The Boherlahan defence has been the bedrock of this team all season. Goalie Joe Ryan was a county minor panelist in ’02 and ’03 and had probably his best season between the sticks for Boherlahan in the present campaign. Full back Darragh Devane grew in impact with every game. Beside him Johnny Ryan is a teenager with huge talent; his display in the drawn Clonoulty game particularly was off the scale. In the other corner team captain, Johnny Maher, led by unyielding example; he now takes his place alongside captain Philly Heffernan from those teams of the thirties.

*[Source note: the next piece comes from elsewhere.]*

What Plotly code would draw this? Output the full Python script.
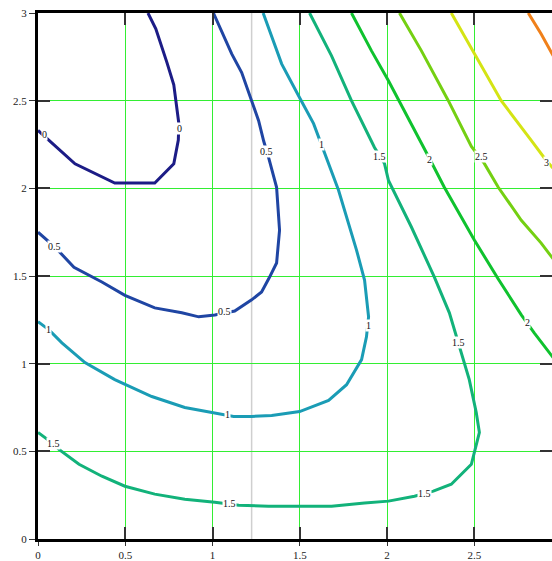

Darragh Hickey was the fulcrum of the side at number six, a move incidentally initiated by Eamon Kelly in an early-season challenge game at Clonad in County Laois. Beside him Cathal Darcy emerged as one of the brightest young stars of the team at wing back. On the other side Niall Manton had a hugely promising year cut short by the cruciate curse and eventually John O’Dwyer slotted in seamlessly to complete a really stubborn defensive shield.

Patrick O’Dwyer, another one of the talented teenagers on the side, pushed his claim for inclusion throughout the season and by the end was playing a key role at midfield beside the industrious Aidan Maher.

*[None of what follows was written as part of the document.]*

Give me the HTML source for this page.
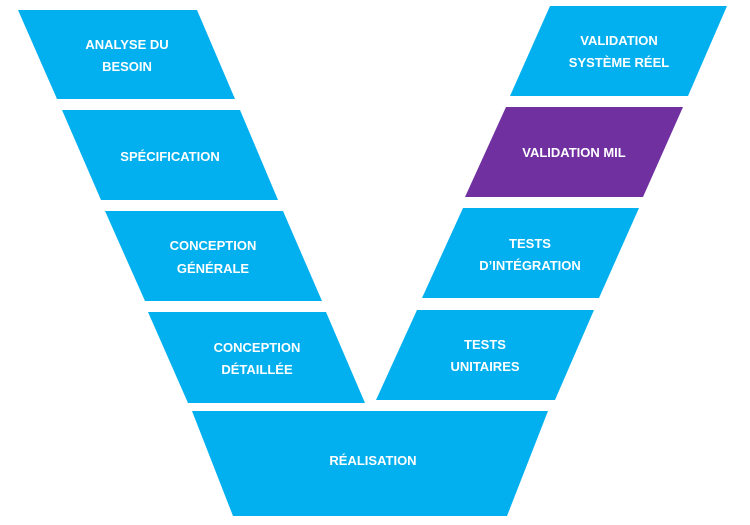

The attack had an invaluable target man in Lawrence Hickey at full forward; Tossy Ryan’s free taking has been critical to this win with a strike rate that would be the envy of any inter-county shooter; James O’Sullivan has hit critical goals in different games; John M. Geehan brought a hard-working energy to that attack; Fionn MacCullagh brought drive and scoring threat to the offense, his display against Clonoulty especially memorable; James Kirby too pitched in with invaluable scores. Others also played critical roles at different times such as Paul Ryan and Conor Moloughney and not forgetting Colm O’Dwyer who broke his collar bone but made an amazing comeback last Saturday when introduced.

All in all it’s been a memorable season, one I feel privileged to have been part of. Incidentally on a side issue we hear lots these days about the travails of clubs and their problems with inter-county interference. The impression is often created that the club scene is butchered. It’s become an accepted narrative, a kind of echo chamber where everyone chimes in with their tuppence worth.

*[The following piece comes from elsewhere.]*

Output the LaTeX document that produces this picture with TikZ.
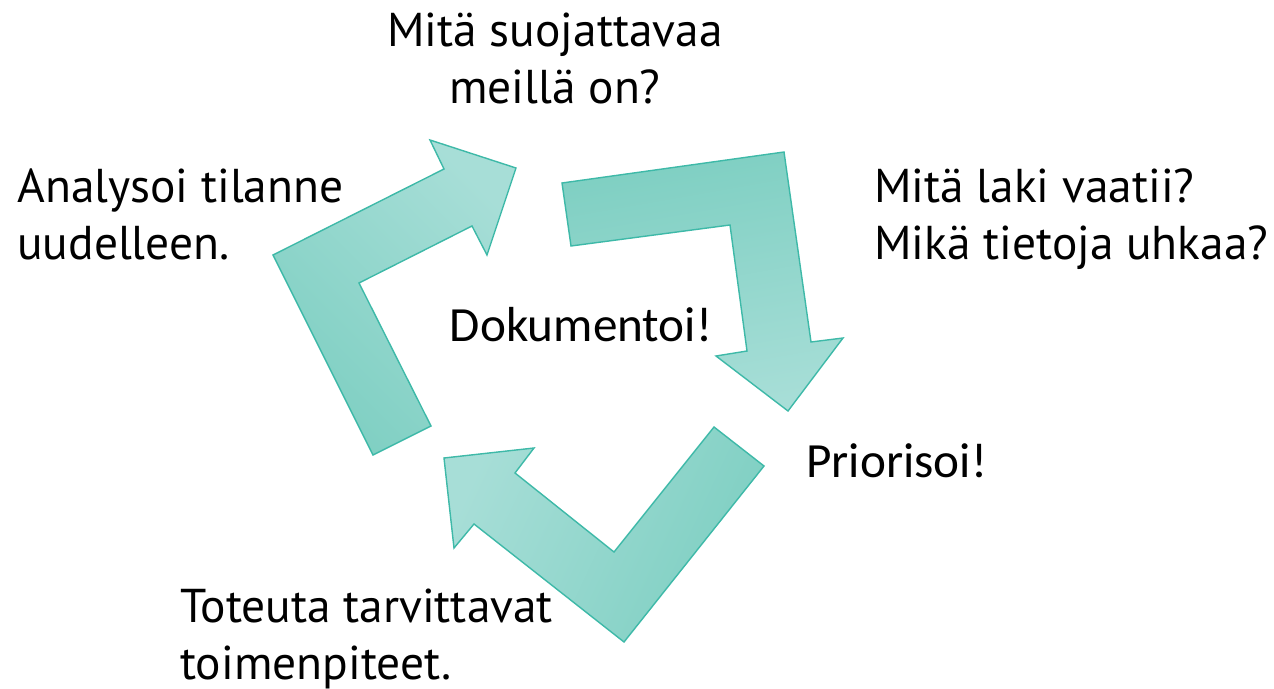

Of course there are issues, especially with senior games, but there’s also fantastic club championships such as this junior grade, which gives players immense enjoyment. Boherlahan played twenty-six games so far this season including challenge matches, county league games and championship fixtures. There was an unnecessary lull in activity in mid-summer but overall I doubt if any of the players would offer a negative comment about what has been a hugely satisfying experience.

Skeheenarinka deserve more comment than there’s space available for but their role shouldn’t be ignored. Mention that club and I always think of that fine player, Eamon Maher, who was part of Tipperary panels in the nineties. Football might be the first game in Ballyporeen but they won this junior hurling as recently as 2014 and beat last year’s winners, Ballybacon, in the 2017 South decider. It’s a talented side that we worried about in advance.

We were well aware of their strengths. Conor Sweeney is well known for his football excellence but he’s quite a hurler too even if last Saturday won’t rate among his greatest memories. We were aware too of their lively corner forwards, Tomas Vaughan and Adrian English; the latter first came to my notice during the Abbey School’s Munster campaign a few years back when they came up against Mitchelstown CBS. Noel Vaughan’s threat was well noted too as well as others like Fionan O’Sullivan (excellent free taker) and John Martin who captained the winning side in 2014.

Their coach, Waterford’s Pat Bennett, had an interesting connection having spent a few years with Boherlahan. It might have brought advantage to the South side but I’m not so sure it did. They’re well capable of a comeback next season, though with the Davins now in the mix the South is getting even more competitive.